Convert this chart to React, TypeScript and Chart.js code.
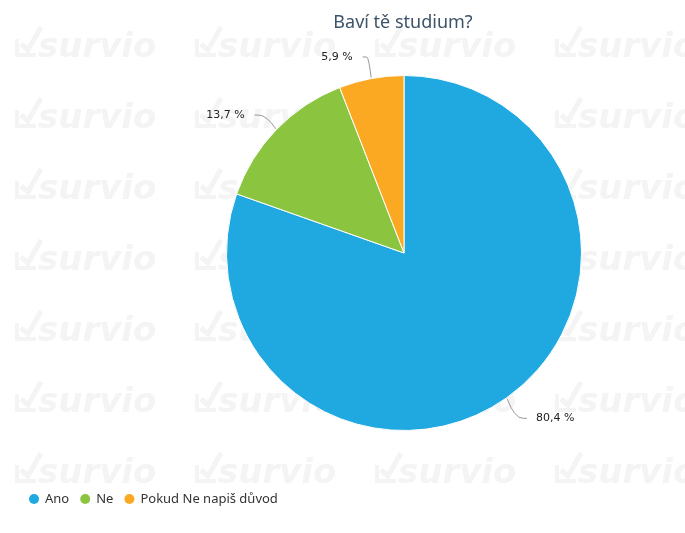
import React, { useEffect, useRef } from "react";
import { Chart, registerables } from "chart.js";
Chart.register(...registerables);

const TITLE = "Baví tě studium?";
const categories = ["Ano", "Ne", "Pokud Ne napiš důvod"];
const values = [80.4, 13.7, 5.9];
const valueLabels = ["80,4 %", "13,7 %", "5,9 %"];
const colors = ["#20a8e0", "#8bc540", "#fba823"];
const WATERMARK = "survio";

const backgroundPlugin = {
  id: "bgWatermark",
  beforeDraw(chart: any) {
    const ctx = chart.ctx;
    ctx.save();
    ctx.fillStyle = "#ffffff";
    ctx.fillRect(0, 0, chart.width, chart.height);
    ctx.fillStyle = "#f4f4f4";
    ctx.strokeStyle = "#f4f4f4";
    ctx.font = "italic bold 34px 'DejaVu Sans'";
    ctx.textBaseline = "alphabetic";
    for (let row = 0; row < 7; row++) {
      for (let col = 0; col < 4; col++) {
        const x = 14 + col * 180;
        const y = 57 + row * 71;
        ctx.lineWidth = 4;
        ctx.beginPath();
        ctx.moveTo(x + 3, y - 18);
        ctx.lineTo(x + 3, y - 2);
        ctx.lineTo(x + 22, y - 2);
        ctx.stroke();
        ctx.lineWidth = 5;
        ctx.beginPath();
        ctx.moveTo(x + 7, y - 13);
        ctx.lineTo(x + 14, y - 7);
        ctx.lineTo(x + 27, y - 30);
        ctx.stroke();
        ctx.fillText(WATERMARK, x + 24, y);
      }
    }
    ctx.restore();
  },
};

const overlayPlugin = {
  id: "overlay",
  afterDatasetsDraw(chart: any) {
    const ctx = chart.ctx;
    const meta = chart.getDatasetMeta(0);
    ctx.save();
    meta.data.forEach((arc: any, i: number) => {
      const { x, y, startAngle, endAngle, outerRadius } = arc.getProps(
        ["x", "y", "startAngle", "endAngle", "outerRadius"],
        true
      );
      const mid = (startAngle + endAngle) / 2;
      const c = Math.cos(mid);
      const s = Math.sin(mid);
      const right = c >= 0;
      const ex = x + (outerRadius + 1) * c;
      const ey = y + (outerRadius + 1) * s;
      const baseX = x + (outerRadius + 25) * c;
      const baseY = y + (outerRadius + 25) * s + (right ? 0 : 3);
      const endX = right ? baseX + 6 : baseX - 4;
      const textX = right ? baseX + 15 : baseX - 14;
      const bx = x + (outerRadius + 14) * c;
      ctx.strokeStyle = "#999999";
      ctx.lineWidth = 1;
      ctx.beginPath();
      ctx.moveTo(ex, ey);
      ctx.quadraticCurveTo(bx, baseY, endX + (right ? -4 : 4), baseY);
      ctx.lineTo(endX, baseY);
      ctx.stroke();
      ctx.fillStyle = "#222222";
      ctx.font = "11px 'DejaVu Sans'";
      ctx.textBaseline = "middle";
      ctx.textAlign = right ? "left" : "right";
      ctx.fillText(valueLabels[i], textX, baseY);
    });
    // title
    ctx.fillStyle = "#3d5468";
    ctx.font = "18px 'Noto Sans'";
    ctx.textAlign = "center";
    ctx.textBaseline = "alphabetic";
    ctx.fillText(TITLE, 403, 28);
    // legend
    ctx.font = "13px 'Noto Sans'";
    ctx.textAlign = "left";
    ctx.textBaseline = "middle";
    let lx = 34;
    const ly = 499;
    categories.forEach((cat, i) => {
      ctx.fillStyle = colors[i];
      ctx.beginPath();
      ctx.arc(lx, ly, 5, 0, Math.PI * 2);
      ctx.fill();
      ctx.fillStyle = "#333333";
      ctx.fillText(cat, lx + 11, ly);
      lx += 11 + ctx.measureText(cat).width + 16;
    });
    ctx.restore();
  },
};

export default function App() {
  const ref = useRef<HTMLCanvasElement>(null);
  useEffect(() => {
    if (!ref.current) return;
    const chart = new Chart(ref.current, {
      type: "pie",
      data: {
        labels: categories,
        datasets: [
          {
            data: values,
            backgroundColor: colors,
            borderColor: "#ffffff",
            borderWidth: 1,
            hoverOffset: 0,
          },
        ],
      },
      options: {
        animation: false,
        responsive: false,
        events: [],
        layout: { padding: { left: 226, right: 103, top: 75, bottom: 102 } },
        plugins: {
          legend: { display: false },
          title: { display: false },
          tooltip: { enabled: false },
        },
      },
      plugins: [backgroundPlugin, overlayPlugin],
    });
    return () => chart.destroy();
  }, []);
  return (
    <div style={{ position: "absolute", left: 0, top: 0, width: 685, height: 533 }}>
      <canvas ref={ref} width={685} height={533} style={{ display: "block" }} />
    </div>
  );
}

- Task goal
Count how many lines of the listing above include "React" and report that number alone.

- Finished exercise
2